It would seem Adam Scott found the absolute worse time to climb aboard the proverbial bogey train. He relinquished his lead on the 72nd hole and never had a chance to reclaim it. Some are already calling it one of the worse collapses in golf and many more prefer to use the choke word. Perhaps the person closest to the situation has the best perspective of what took place. “He struggled on the greens a little bit today, as we all did,” said his playing partner, Graeme McDowell afterwards. “The putt on 16 was huge for him, to miss that. He hit a great drive down the middle of 17, and half of England right of that pin, and he missed it left. 18 is a tough tee shot, let's be honest,” he continued. “On 16, when he hit his putt up, I said, good putt. And he didn't respond. And it was, it was kind of one of those, he had
left himself a bit of a knee-knocker. He played good, he really did. He hit some quality golf shots. I honestly thought when he striped it down the middle of 14, striped it down the middle of 15, this guy is going to win this and win it nicely. Little did I know,” McDowell continued. “ Ernie Els shot 32 to overcome us and win this, but he's also been handed it, as well. But like I say, I felt Adam's name was on the trophy, I really did.”

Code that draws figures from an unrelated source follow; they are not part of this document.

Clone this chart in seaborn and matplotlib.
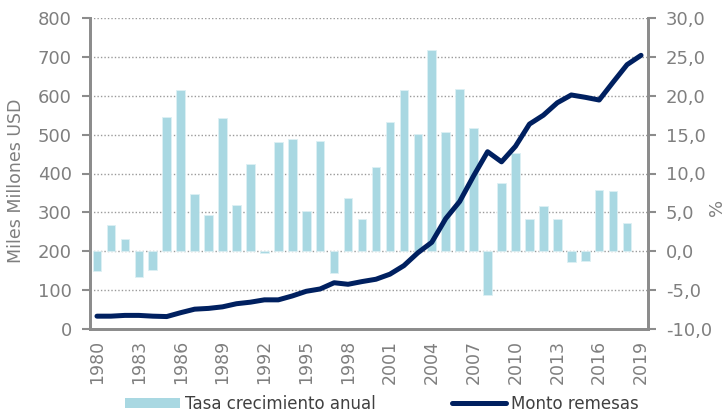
"""
Remesas: monto anual (miles de millones USD) y tasa de crecimiento anual (%).
"""

import matplotlib

matplotlib.use("Agg")

import matplotlib.pyplot as plt
import numpy as np
import pandas as pd
import seaborn as sns
from matplotlib.lines import Line2D
from matplotlib.patches import Patch

YEARS = [str(y) for y in range(1980, 2020)]

# Tasa crecimiento anual (%), eje derecho
GROWTH = [
    -2.6, 3.4, 1.6, -3.3, -2.4, 17.3, 20.8, 7.3, 4.7, 17.1,
    5.9, 11.2, -0.2, 14.1, 14.4, 5.2, 14.2, -2.8, 6.9, 4.2,
    10.9, 16.6, 20.8, 15.1, 25.9, 15.4, 20.9, 15.8, -5.6, 8.8,
    12.7, 4.1, 5.8, 4.1, -1.4, -1.2, 7.9, 7.8, 3.6, np.nan,
]

# Monto remesas (miles de millones USD), eje izquierdo
AMOUNT = [
    33, 33, 35, 35, 33, 32, 42, 51, 53, 57,
    65, 69, 75, 75, 85, 97, 103, 119, 115, 122,
    128, 141, 163, 196, 223, 284, 328, 394, 456, 430,
    470, 527, 550, 582, 602, 596, 589, 635, 680, 704,
]

LEFT_TICKS = list(range(0, 801, 100))
RIGHT_TICKS = list(range(-10, 31, 5))

BAR_COLOR = "#A9D8E2"
LINE_COLOR = "#002060"
AXIS_GRAY = "#8C8C8C"
TEXT_GRAY = "#7F7F7F"

df = pd.DataFrame({"year": YEARS, "growth": GROWTH, "amount": AMOUNT})

sns.set_style("white")
plt.rcParams["font.family"] = ["DejaVu Sans"]

fig = plt.figure(figsize=(7.28, 4.12), dpi=100)
ax_line = fig.add_axes([90 / 728, 1 - 329 / 412, (648 - 90) / 728, (329 - 18) / 412])
ax_bar = ax_line.twinx()

# Barras (eje derecho), debajo de la línea
sns.barplot(data=df, x="year", y="growth", color=BAR_COLOR, width=0.62,
            edgecolor="#DDF0F4", linewidth=0.6, saturation=1, ax=ax_bar)
ax_bar.set_ylim(-10, 30)
ax_bar.set_yticks(RIGHT_TICKS)
ax_bar.set_yticklabels([f"{t:.1f}".replace(".", ",") for t in RIGHT_TICKS])
ax_bar.set_ylabel("%", color=TEXT_GRAY, fontsize=13)
ax_bar.yaxis.set_label_coords(1.108, 0.392)
ax_bar.set_xlabel("")
ax_bar.set_axisbelow(True)
ax_bar.grid(axis="y", linestyle=(0, (1, 1.5)), color="#9A9A9A", linewidth=1.0)

# Línea (eje izquierdo), por encima
sns.lineplot(data=df, x="year", y="amount", color=LINE_COLOR, linewidth=3.6,
             solid_capstyle="round", ax=ax_line)
ax_line.set_ylim(0, 800)
ax_line.set_yticks(LEFT_TICKS)
ax_line.set_ylabel("Miles Millones USD", color=TEXT_GRAY, fontsize=12.5)
ax_line.yaxis.set_label_coords(-0.117, 0.476)
ax_line.grid(False)
ax_line.set_zorder(ax_bar.get_zorder() + 1)
ax_line.patch.set_visible(False)

# Eje X: etiqueta cada tres años, marcas entre categorías
for axis in (ax_bar, ax_line):
    axis.set_xlim(-0.5, len(YEARS) - 0.5)
ax_line.set_xticks(range(0, len(YEARS), 3))
ax_line.set_xticklabels(YEARS[::3], rotation=90)
ax_line.set_xticks(np.arange(-0.5, len(YEARS), 1.0), minor=True)
ax_line.tick_params(axis="x", which="major", length=0, pad=8, labelsize=12.5, labelcolor=TEXT_GRAY)
ax_line.tick_params(axis="x", which="minor", length=5, width=1.2, color=AXIS_GRAY, direction="out")
ax_line.set_xlabel("")
ax_bar.tick_params(axis="x", which="both", length=0, labelbottom=False)

ax_bar.tick_params(axis="y", length=6, width=1.5, color=AXIS_GRAY, labelsize=13, pad=7,
                   labelcolor=TEXT_GRAY, right=True, left=False, labelright=True, labelleft=False)
ax_line.tick_params(axis="y", length=6, width=1.5, color=AXIS_GRAY, labelsize=13, pad=7,
                    labelcolor=TEXT_GRAY, left=True, right=False, labelleft=True, labelright=False)

for axis in (ax_bar, ax_line):
    axis.spines["top"].set_visible(False)
    for side in ("left", "right", "bottom"):
        axis.spines[side].set_color(AXIS_GRAY)
        axis.spines[side].set_linewidth(2)

handles = [
    Patch(facecolor=BAR_COLOR, edgecolor="none"),
    Line2D([0], [0], color=LINE_COLOR, linewidth=3.6, solid_capstyle="round"),
]
fig.legend(handles, ["Tasa crecimiento anual", "Monto remesas"],
           loc="center", bbox_to_anchor=(0.525, 0.02), ncol=2, frameon=False,
           fontsize=12, labelcolor="#404040", handlelength=3.25, handletextpad=0.3,
           columnspacing=4.6, handleheight=0.6, borderpad=0.1)

fig.savefig("out.png", dpi=100)
plt.close(fig)
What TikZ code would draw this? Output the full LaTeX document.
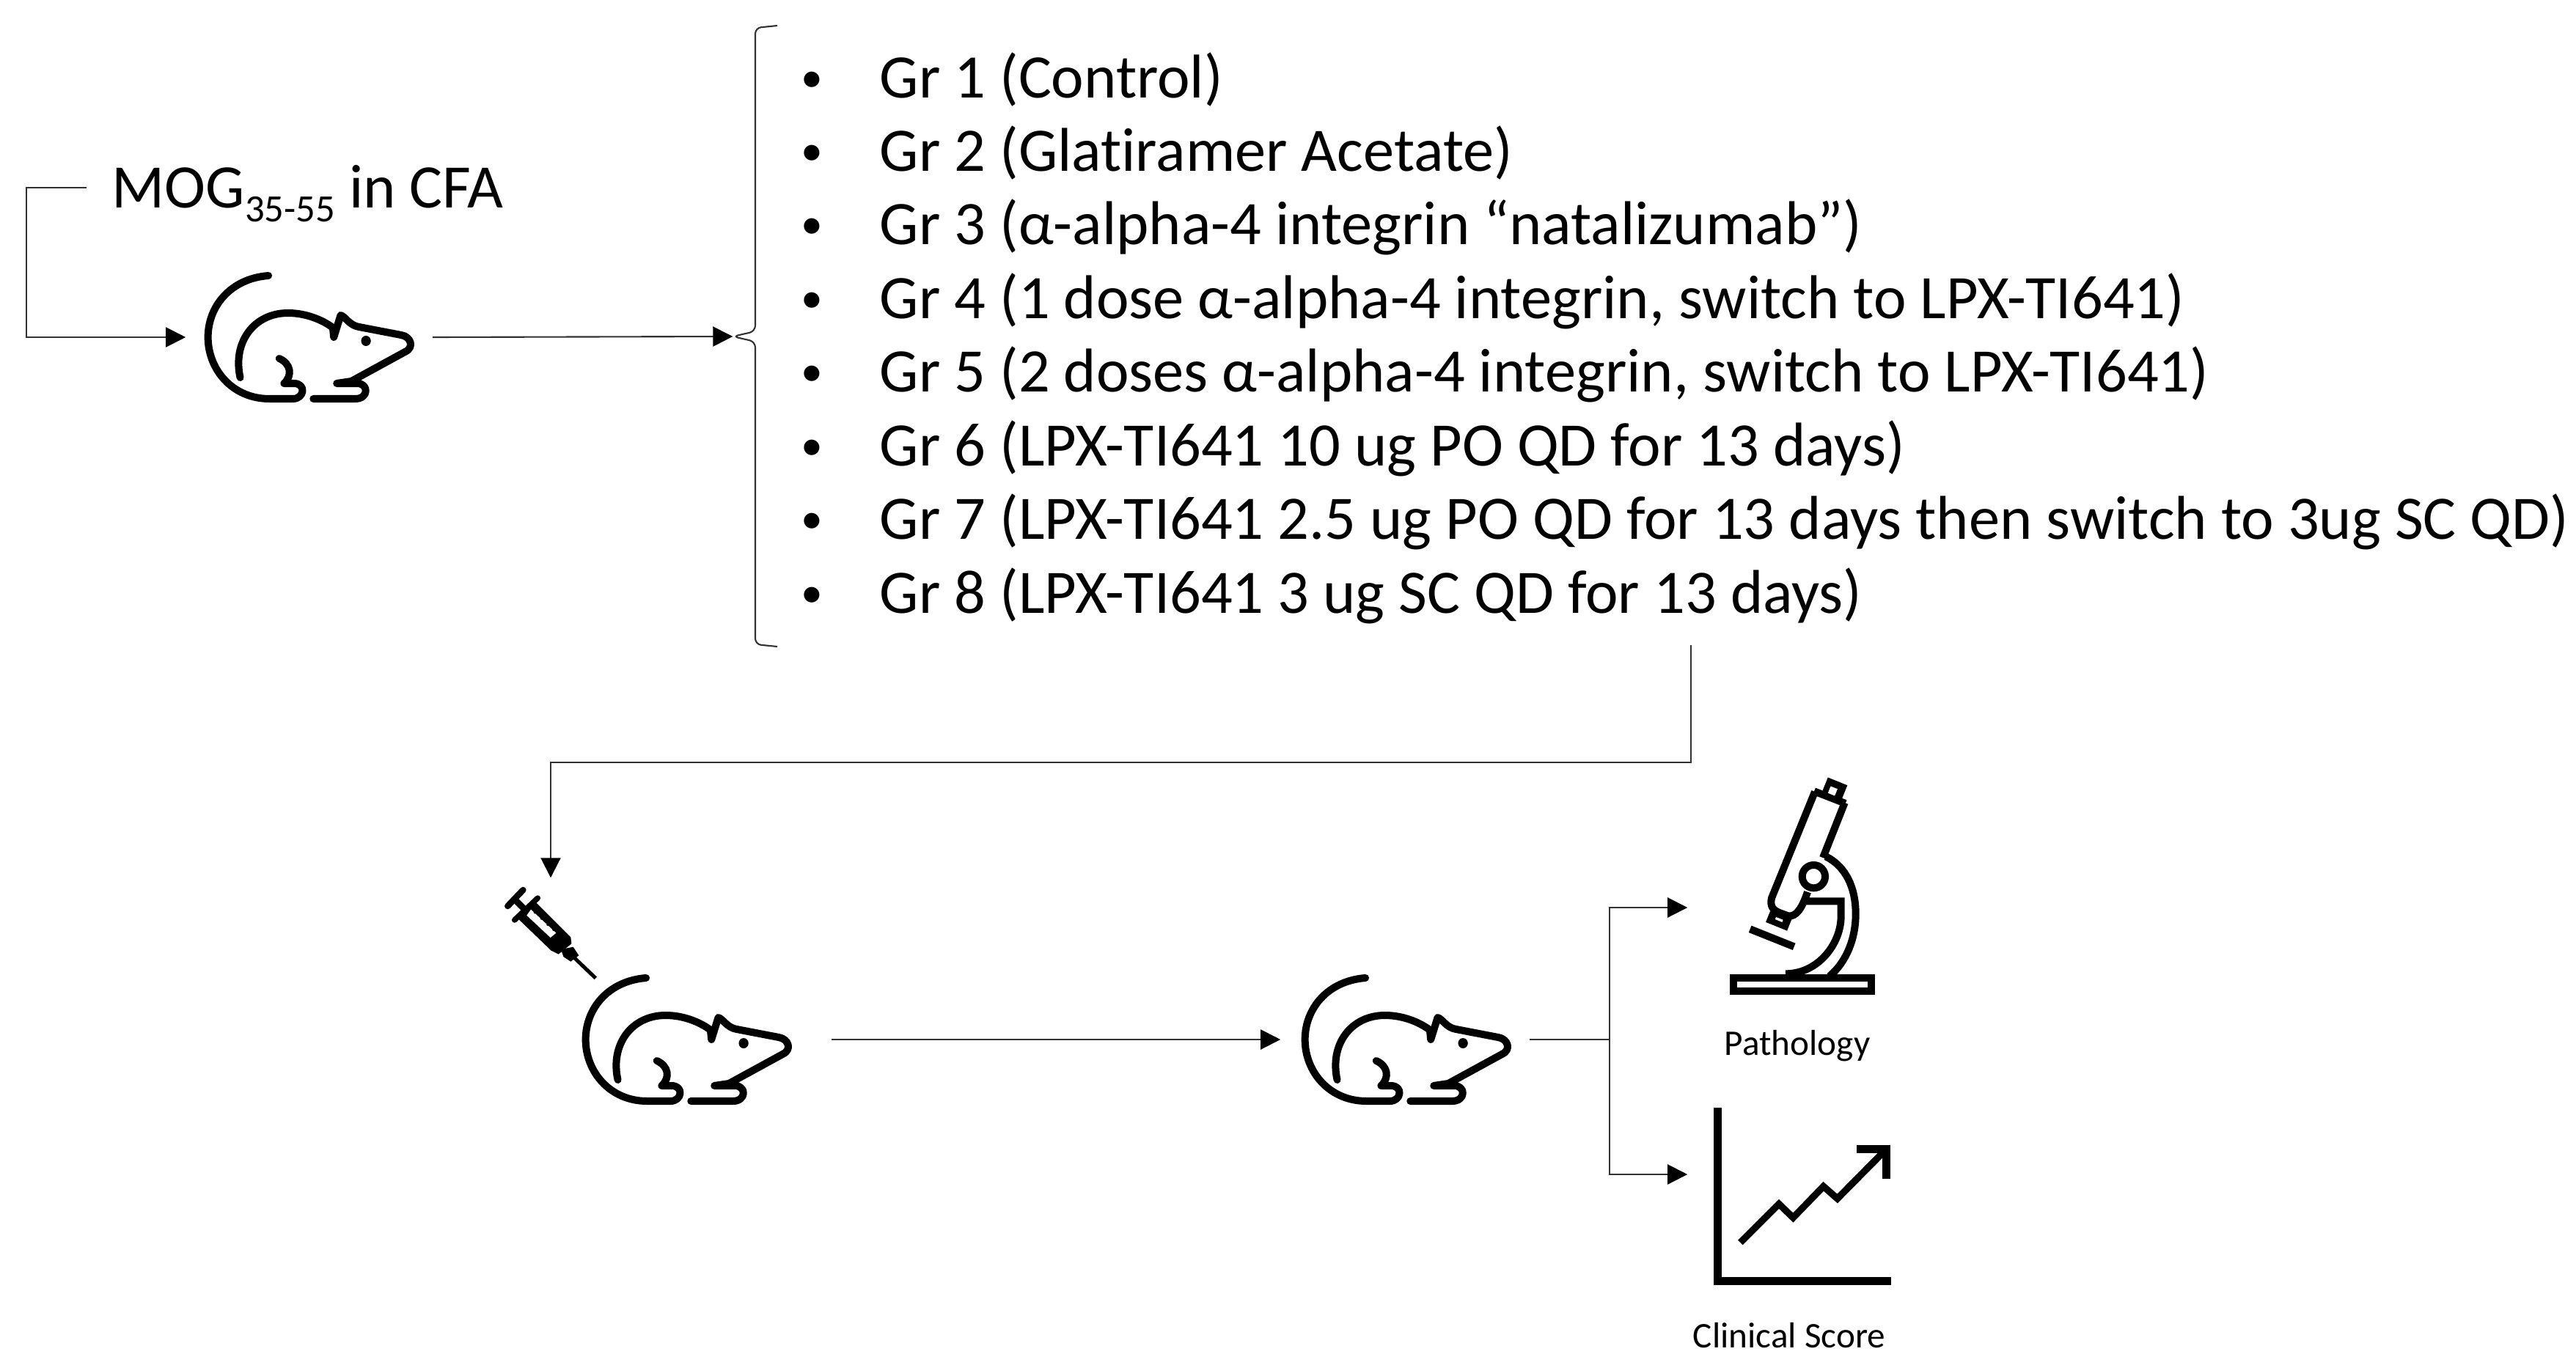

Brandt Snedeker shared some of his insight on the subject as he experienced some of what Scott went through in the third round. “I didn't see what happened with Adam coming in. I played with him on Saturday and he played beautifully, and I really thought it was going to be a coronation for him on Sunday, to be honest with you,” he began. “But that being said, when we get out there on Sunday, the wind was tough. It was a cross wind all day on every hole, which is the hardest wind there by far, and the rough was so thick that you could see no lead was safe. Tiger and I were walking down 11 and we were both 4-under par I think at that point. We both said the same thing, if we get to 7-under par, we have a chance to win the golf tournament. That was knowing full well Adam was 11 or 10-under at that point. We didn't know how right we were when we said that, but that's kind of what we were thinking. It was kind of one of those things where the pressure does mount; it does kind of snowballs. You get the feeling where you can't stop it. I got into it on Saturday where I bogeyed four or five out of six holes. Not a fun feeling. It feels terrible, and you're trying to do everything to fight it, and it just keeps getting worse and I know that's probably what Adam went through on Sunday. You never want to see that happen to anybody,” Snedeker said.
Scott made a total of four bogeys in the first three rounds and opened the fourth making two more in his first three holes. He added another on the 6th before his the four-hole stretch that sealed his fate.
The Open Championship will most likely be remembered as a tournament of two players, Els and Scott, versus the rest of the field that also slugged it out for the Claret Jug. “I'm disappointed, yes. But I'm fine. I guess my disappointment kind of seems relatively stupid in relation. I've just seen a guy lose The Open Championship,” McDowell said to himself out loud. “Well, it's happened to all of us at one point or another. We've all been in positions to win golf tournaments and sometimes people go ahead and win them and take them away from you, other times we make mistakes. And that's just the way it goes,” said Tiger Woods who played behind Els and in front of Scott. “I mean, what can you say? It was tough to say anything to him that was going to be of any relevance,” McDowell said. “I said he's a great champion and I said there's many majors ahead for him. It's just a tough beat.”
Els offered his perspective on the finish. “This game is a tough game we play. It's a physical game. It's a mental game. You've got to have your wits with you, otherwise you have a missing link and it doesn't quite all come together,” he stated. “So to play the game as long as I have, for 23 years now as a professional, you're bound to go through every emotion out there and most of the things happen to you. As I said before, I've done what Adam has done before. Just about everything that can happen in the game of golf, I've gone through.” He added, “Obviously I'm so happy that I've won. But I've been on the other end more times than I've actually been on the winning end, so to speak. And it's not a good feeling. I think Adam is a little bit different than I am. I did see him afterwards in the scorer's hut and he seemed okay. I really said to him, I'm sorry how things turned out. I told him that I've been there many times and you've just got to bounce back quickly. Don't let this thing linger. I feel for him. But thankfully he's young enough. He's 32 years old. He's got the next 10 years that he can win more than I've won. I've won four now; I think he can win more than that.”